You might be able to force mount the dirty filesystem via
mount -f
You can also try
dd if=/dev/ad0s1d of=some_dang_file_name*
And then using mdconfig to play with the resulting file.
mdconfig -t vnode -f some_dang_file_name -u 0 && \
mount -f /dev/md0c /mnt (maybe?)
If you can get the /var/db/pkg dir off nicely, good luck.
*(Note that this could take a long time on a 1 or 2G /var
as it reads all of the empty blocks as well, you might want
to hand it a bs= and a count= if you know about how much
of /var was full at the time, man dd for more details. Also
note that I have had faster results using sdd from ports)
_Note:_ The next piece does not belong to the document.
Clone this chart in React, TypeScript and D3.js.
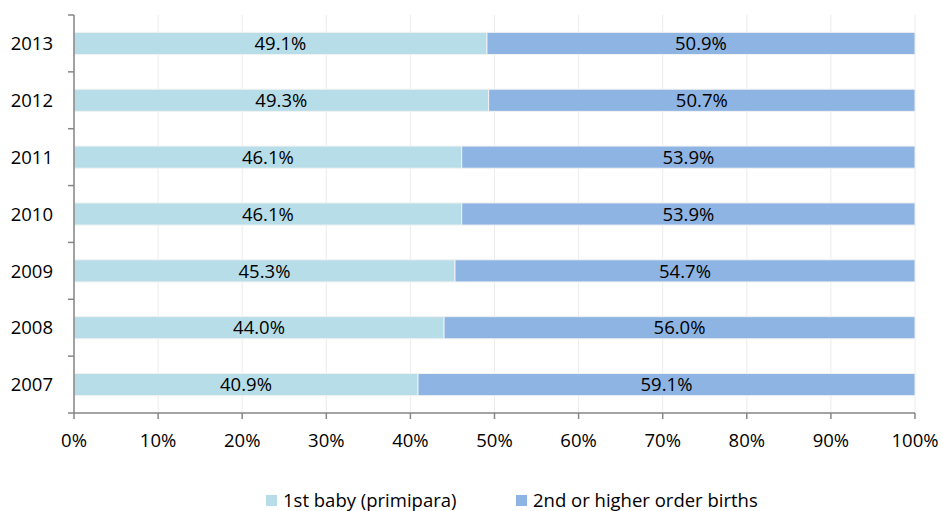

I had a similar problem a while back and both methods
were able to read some of the data from the former /var,
however the /var/db/pkg directory was trashed and I ended
up having to fall back on the "reinstall everything" method.
My method ended up consisting of:
1) reinstalling portupgrade
2) reinstalling several high level programs (opera, mplayer,
gnumeric, any window managers, & so on)
3) pkgdb -F which one at a time reinstalls everything depended
on. Make sure you have backups of any important files in
/usr/local/etc as they may get overwritten.